Only one man could be his successor. On the self-same 26th of June Cromwell received his commission as captain-general and commander-in-chief; and two days later he started on his journey to the north. Charles Fleetwood was his lieutenant-general, John Lambert, an excellent soldier, his major-general; and joined to his staff was another officer whom we saw fighting in the Low Countries many years ago, Colonel George Monk. He had served in the Civil War first with the Royalists, and had been taken prisoner by Fairfax at Nantwich in January 1645; he had then passed some time in confinement in the Tower, and finally had taken service with the Parliament in Ireland, where his merit had attracted the attention of Cromwell. Oliver was now anxious to provide him with a regiment; but the corps which he had designed for him was unwilling to receive a Royalist for colonel. Five companies were therefore taken from Sir Arthur Hazelrigg's regiment at Newcastle and as many more from Colonel Fenwick's at Berwick; and the ten companies were united into Monk's regiment of foot. Thus was formed the oldest of our existing national regiments, the one complete relic of the famous New Model,[178] the one surviving corps which fought under Oliver Cromwell, itself more famous under its later name of the Coldstream Guards.
On the 19th of July Cromwell halted near Berwick, where he mustered sixteen thousand men, a third of them cavalry; and on the 22nd he crossed the Tweed and marched up the coast upon Edinburgh. A fleet on the east coast provided him with supplies as he advanced, which furnishes an interesting precedent for the system that was to be seen later under Wellington in the Peninsula. On the 28th of July he was at Musselburgh, and on the following morning he came in sight of the Scottish army, which was entrenched along the line from Leith to the Canongate.
The Scottish force comprehended a nominal total of twenty-six thousand men, of which eighteen thousand were foot and eight thousand horse. It was under the command, in deed if not in name, of David Leslie, the same excellent officer who had routed the brilliant Montrose at Philiphaugh and had handled his cavalry so efficiently at Marston Moor. His troops however were inferior in quality to the English. It is true that in 1647 the Scotch had followed the example of England in remodelling their army, but the total strength of this force was but five thousand foot and fifteen hundred horse; and this, even supposing the whole of it to have been efficient, was but a small leaven among twenty-six thousand men. Leslie therefore stood carefully on the defensive and resisted all Cromwell's temptations to a pitched battle. After a couple of days Cromwell was compelled to fall back to Musselburgh for supplies. He then determined to march round Edinburgh and push on to Queensferry, where he could regain touch with his fleet on the northern side of the town.
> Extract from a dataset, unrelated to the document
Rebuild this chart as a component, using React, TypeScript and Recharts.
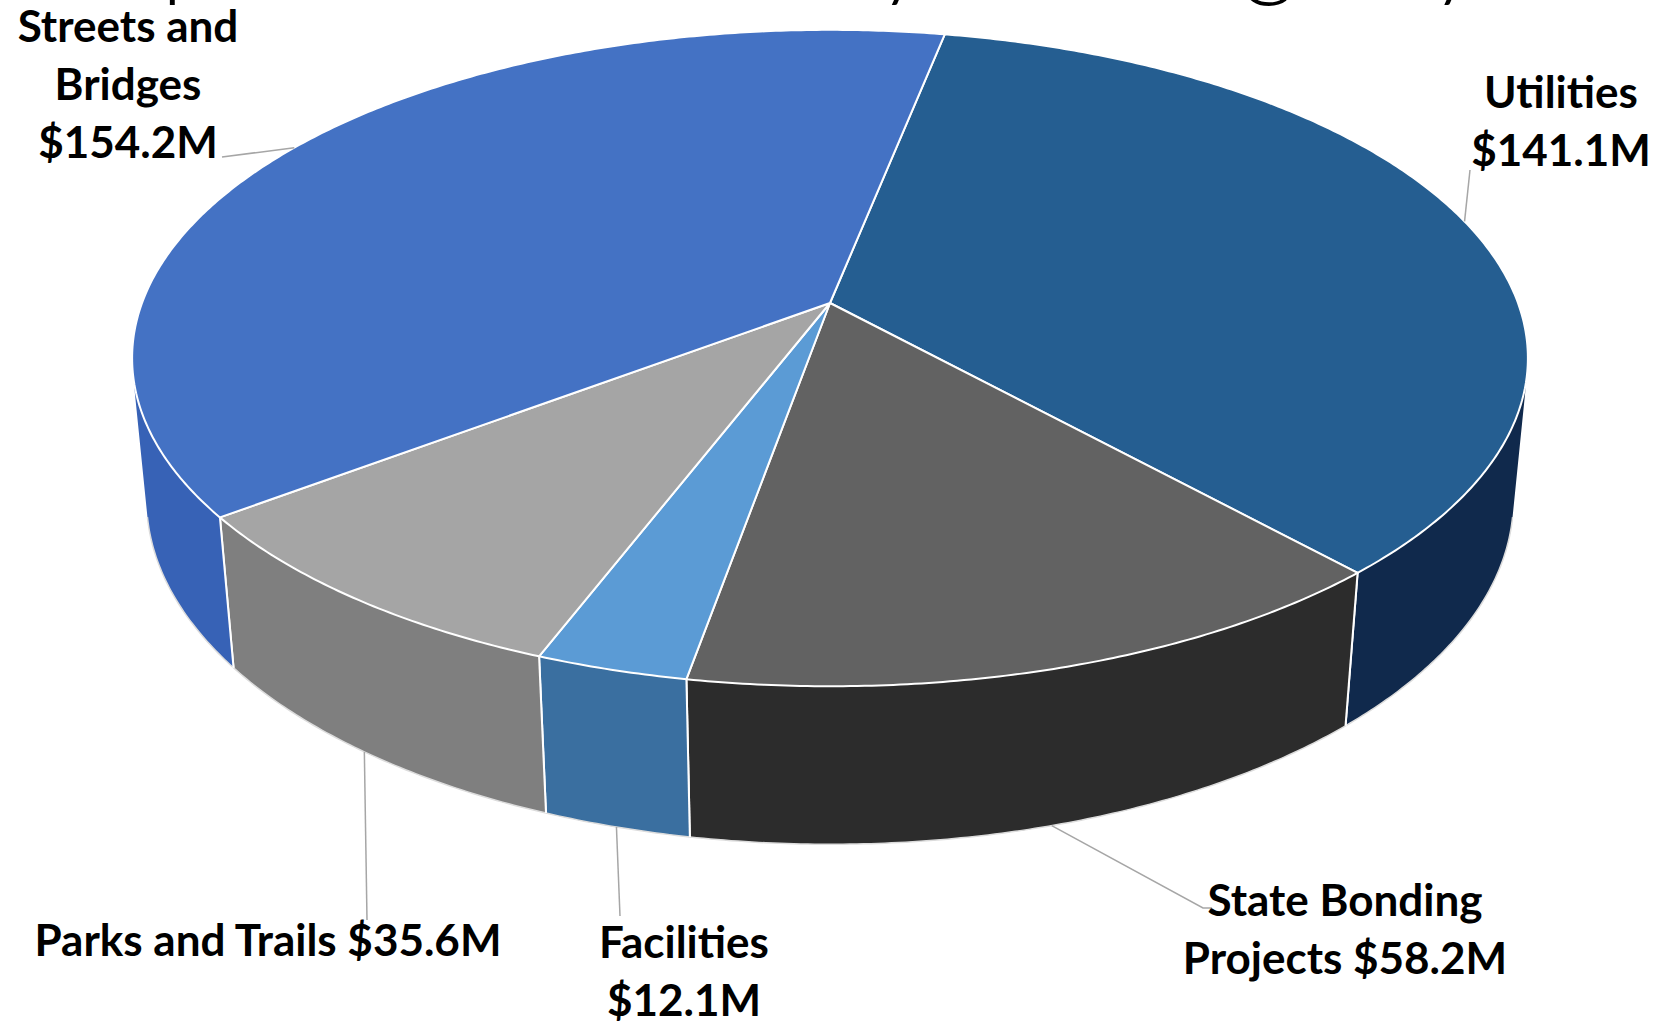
import React from 'react';
import { PieChart, Pie, Cell } from 'recharts';

// values ($ millions), clockwise from 12 o'clock
const categories = ['Utilities', 'State Bonding Projects', 'Facilities', 'Parks and Trails', 'Streets and Bridges'];
const amounts = [141.1, 58.2, 12.1, 35.6, 154.2];
const topColors = ['#255E91', '#626262', '#5B9BD5', '#A5A5A5', '#4472C4'];
const sideColors = ['#10294C', '#2C2C2C', '#3A6FA0', '#7F7F7F', '#3762B6'];
const titleText = 'Capital Expenditures by Category';

const data = categories.map((name, i) => ({ name, value: amounts[i] }));

const WIDTH = 1655;
const HEIGHT = 1024;
const CX = 830;
const CY = 303;
const RADIUS = 688;
const START = 78.8;

// fake 3D camera
const SIN_T = 0.4636;
const COS_T = 0.886;
const DIST = 5.283;
const DEPTH = 0.234;
const RADIAN = Math.PI / 180;
const VIS = Math.asin(1 / (DIST * COS_T)) / RADIAN; // wall visible where sin < -1/(D cos)

const project = (cx: number, cy: number, r: number, deg: number, z: number) => {
  const a = deg * RADIAN;
  const u = Math.cos(a);
  const w = Math.sin(a);
  const den = 1 + (COS_T / DIST) * w + (z * SIN_T) / DIST;
  return { x: cx + (r * u) / den, y: cy - (r * (w * SIN_T - z * COS_T)) / den };
};

const arc = (cx: number, cy: number, r: number, from: number, to: number, z: number) => {
  const n = Math.max(2, Math.ceil(Math.abs(to - from) / 0.5));
  const pts = [];
  for (let i = 0; i <= n; i++) pts.push(project(cx, cy, r, from + ((to - from) * i) / n, z));
  return pts;
};

const visibleSpan = (a: number, b: number) => {
  const lo = Math.min(a, b);
  const hi = Math.max(a, b);
  for (let k = -2; k <= 2; k++) {
    const vlo = 180 + VIS + 360 * k;
    const vhi = 360 - VIS + 360 * k;
    const s = Math.max(lo, vlo);
    const e = Math.min(hi, vhi);
    if (e > s) return [s, e];
  }
  return null;
};

const toPath = (pts: { x: number; y: number }[]) =>
  pts.map((p, i) => `${i ? 'L' : 'M'}${p.x.toFixed(2)},${p.y.toFixed(2)}`).join('');

const renderTop = (props: any) => {
  const { cx, cy, outerRadius, startAngle, endAngle, fill } = props;
  const pts = arc(cx, cy, outerRadius, startAngle, endAngle, 0);
  const d = `M${cx},${cy}` + toPath(pts).replace(/^M/, 'L') + 'Z';
  return <path d={d} fill={fill} stroke="#ffffff" strokeWidth={2} strokeLinejoin="round" />;
};

const renderWall = (props: any) => {
  const { cx, cy, outerRadius, startAngle, endAngle, fill } = props;
  const span = visibleSpan(startAngle, endAngle);
  if (!span) return <g />;
  const top = arc(cx, cy, outerRadius, span[0], span[1], 0);
  const bottom = arc(cx, cy, outerRadius, span[1], span[0], DEPTH);
  const edges = [startAngle, endAngle].filter((a) => a > span[0] - 0.01 && a < span[1] + 0.01);
  return (
    <g>
      <path d={toPath(top) + toPath(bottom).replace(/^M/, 'L') + 'Z'} fill={fill} stroke="none" />
      <path d={toPath(bottom)} fill="none" stroke="#dcdcdc" strokeWidth={1.5} />
      {edges.map((a, i) => {
        const p = project(cx, cy, outerRadius, a, 0);
        const q = project(cx, cy, outerRadius, a, DEPTH);
        return <line key={i} x1={p.x} y1={p.y} x2={q.x} y2={q.y} stroke="#ffffff" strokeWidth={2} />;
      })}
    </g>
  );
};

// label placement (text centre x, first baseline, wrap width, leader end)
const labelLayout = [
  { x: 1561, y: 108, wrap: 9, leader: [[1470, 170]] },
  { x: 1345, y: 916, wrap: 15, leader: [[1203, 908], [1212, 908]] },
  { x: 684, y: 958, wrap: 10, leader: [[620, 916]] },
  { x: 268, y: 956, wrap: 30, leader: [[367, 920]] },
  { x: 128, y: 42, wrap: 11, leader: [[222, 157]] },
];

const wrapWords = (text: string, max: number) => {
  const lines: string[] = [];
  let cur = '';
  text.split(' ').forEach((w) => {
    const next = cur ? `${cur} ${w}` : w;
    if (next.length > max && cur) {
      lines.push(cur);
      cur = w;
    } else cur = next;
  });
  if (cur) lines.push(cur);
  return lines;
};

const renderLabel = (props: any) => {
  const { cx, cy, outerRadius, midAngle, index, name, value } = props;
  const lay = labelLayout[index];
  const hidden = Math.sin(midAngle * RADIAN) > -1 / (DIST * COS_T);
  const anchor = project(cx, cy, outerRadius, midAngle, hidden ? 0 : DEPTH);
  const pts = [anchor, ...lay.leader.map(([x, y]) => ({ x, y }))];
  const lines = wrapWords(`${name} $${value.toFixed(1)}M`, lay.wrap);
  return (
    <g>
      <path d={toPath(pts)} fill="none" stroke="#A6A6A6" strokeWidth={1.5} />
      <text x={lay.x} y={lay.y} textAnchor="middle" fontFamily="Lato, 'Noto Sans', sans-serif" fontWeight="bold" fontSize={44} fill="#000">
        {lines.map((l, i) => (
          <tspan key={i} x={lay.x} dy={i ? 58 : 0}>
            {l}
          </tspan>
        ))}
      </text>
    </g>
  );
};

const App = () => {
  return (
    <div style={{ position: 'absolute', left: 0, top: 0, width: WIDTH, height: HEIGHT, background: '#fff', overflow: 'hidden' }}>
      <PieChart width={WIDTH} height={HEIGHT} margin={{ top: 0, right: 0, bottom: 0, left: 0 }}>
        <Pie
          data={data}
          dataKey="value"
          nameKey="name"
          cx={CX}
          cy={CY}
          outerRadius={RADIUS}
          startAngle={START}
          endAngle={START - 360}
          stroke="none"
          shape={renderWall}
          activeShape={renderWall}
          inactiveShape={renderWall}
          isAnimationActive={false}
        >
          {data.map((entry, index) => (
            <Cell key={`wall-${index}`} fill={sideColors[index]} />
          ))}
        </Pie>
        <Pie
          data={data}
          dataKey="value"
          nameKey="name"
          cx={CX}
          cy={CY}
          outerRadius={RADIUS}
          startAngle={START}
          endAngle={START - 360}
          shape={renderTop}
          activeShape={renderTop}
          inactiveShape={renderTop}
          label={renderLabel}
          labelLine={false}
          isAnimationActive={false}
        >
          {data.map((entry, index) => (
            <Cell key={`top-${index}`} fill={topColors[index]} />
          ))}
        </Pie>
      </PieChart>
      {/* title sits mostly above the visible area, only its descenders show */}
      <svg width={WIDTH} height={40} style={{ position: 'absolute', left: 0, top: 0, pointerEvents: 'none' }}>
        <text
          x={1495}
          y={-13}
          textAnchor="end"
          fontFamily="Lato, 'Noto Sans', sans-serif"
          fontWeight={300}
          fontSize={102}
          letterSpacing={14}
          fill="#000"
        >
          {titleText}
        </text>
      </svg>
    </div>
  );
};

export default App;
Political reasons, however, induced him to linger in the execution of this project; and the delay enabled Leslie to take up a position which rendered it impossible. Unable to force Leslie to an engagement, and not daring to attack him with inferior numbers, Cromwell found himself completely outmanœuvred. Dysentery broke out in the English troops; supplies began to fail; and he was compelled to fall back by Haddington and Musselburgh to his ships at Dunbar. There he arrived on the 1st of September with "a poor, shattered, hungry, discouraged army." The Scots had pressed the pursuit very closely, the rearguard had been constantly engaged, and, most significant of all, the English discipline even under Oliver himself had begun to fail.[179] Having driven his enemy into the peninsula of Dunbar, Leslie sent forward a force to bar a defile on the road to Berwick at Cockburnspath, and cut off his retreat. The situation of the English was desperate, and Cromwell was at his wits' end. His army was reduced by sickness to eleven thousand men, while the Scots still numbered twenty-three thousand; he could expect no relief from Berwick; and Leslie lay in a strong position, from which it was hopeless to attempt to dislodge him, between him and the Tweed.
Sept. 2.
Leslie on his side might well feel confident that he held his enemy in the hollow of his hand. He had but to remain on his hill-side and watch the English army melt away, or wait for the most favourable moment to attack it either in the effort to embark or while struggling through the defile in retreat. He was, however, not his own master, but was controlled by an Aulic Council called the Committee of Estates, which urged him to descend from his weather-beaten position on the hill and move to the ground below, where he would not only find greater convenience of supplies but stand within closer striking distance of his enemy. Down therefore he came, not altogether unwillingly, and took up a new position on a triangle of ground enclosed between the sea, the hill which he had just left, and a small stream called the Broxburn. This stream, which runs at the bottom of a course from forty to fifty feet deep, covered the whole of his front. On his extreme left it runs close under the steep declivity of the hill and forms with it, so to speak, the apex of the triangle; but further down it quits the slope and takes its own course to the sea, leaving plenty of space between it and the hill for a camping-ground. Half-way between the open space and the sea, by the grounds of Broxmouth House, the deep banks of the stream give place, as is usual with such waters, to gentle inclines, not unfavourable to the action of cavalry. This point by Broxmouth House formed Leslie's extreme right. The whole position, as he judged, was not ill suited to a force with great superiority in cavalry. He could post his foot on his centre and on his left behind the deep trench dug by the Broxburn, and mass his horse on the right where it could dash down the gradual incline and across the shallow water without risk or difficulty. By four o'clock in the afternoon of the 2nd of September his new dispositions were complete.
Sept. 3.
Cromwell from the other side of the stream followed every movement with intense attention. At last turning to Lambert he said that he thought the enemy gave him an opportunity. Lambert replied that the very same idea had occurred to him. Monk, who had probably received higher military training than any officer in the army, was next appealed to, and cordially agreed. If Leslie's right, at the base of the triangle, could be turned, the whole of his force must be pent up between the hills and the burn, his horse hurled on to the backs of his foot, and the entire army forced up to the gorge at the apex of the triangle in ever increasing confusion, and, in a word, lost. The time of attack was fixed for the morrow before dawn, and the details of the English dispositions were entrusted to Lambert.